Russia embracing the Chinese yuan has had an effect on several Chinese entrepreneurs, as Russian businesses might now negotiate contracts in yuan rather than the dollar or euro. This is, according to Chinese entrepreneur Wang Min, an exciting "win-win" situation for Chinese and Russian businesses.
The businessman said, "We hope that next year sales in Russia can account for 10-15% of our total sales."
According to Reuters, Wang intended to profit from Russia's speedily "yuanized" economy, as the sanctioned nation looks toward an Asian market for financial stability. He envisions a win-win situation where Chinese exporters lower their currency risks and Russian purchasers have easier access to payment.
To put it simply, the Russia's economic shift toward the east might increase international trade, provide a rising economic counterbalance to the dollar, and curtail Western attempts to exert economic pressure on Moscow.

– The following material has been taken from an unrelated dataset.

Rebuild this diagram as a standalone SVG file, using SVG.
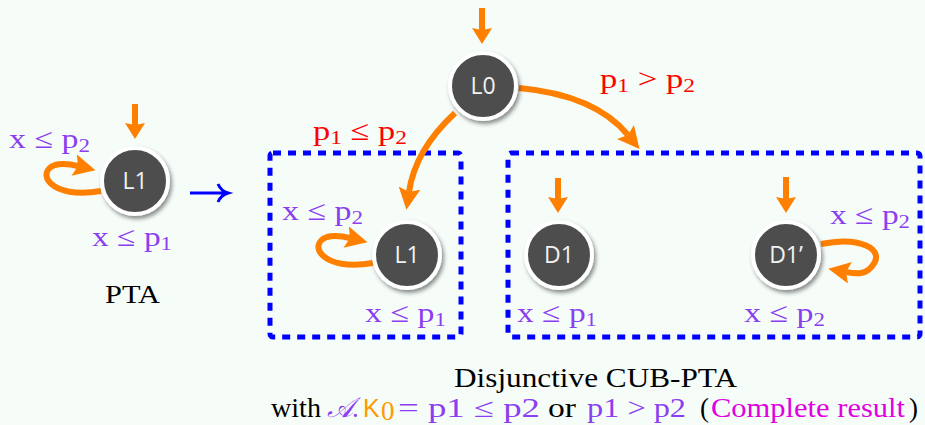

Last month, according to exchange data reviewed by Reuters, total transactions in the yuan-ruble pair on the Moscow Exchange soared to an average of about 9 billion yuan ($1.25 billion) per day. In the past, they seldom made more than 1 billion yuan in a single week.
According to Andrei Akopian, managing director of Moscow-based investment firm Caderus Capital, "What happened was that it suddenly became very risky and expensive to keep traditional currencies - dollar, euro, British pounds," referencing the potential sanctions risk of a bank that continued to hold foreign currency deposits.
Akopian argued that "everybody was motivated and even pushed towards the ruble or other currencies including, and first of all, the renminbi."
Furthermore, Reuters noted that exchange data showed that the yuan-ruble trade reached a total of 185 billion yuan in October, which is more than 80 times the number in February of 2022 when the war in Ukraine started.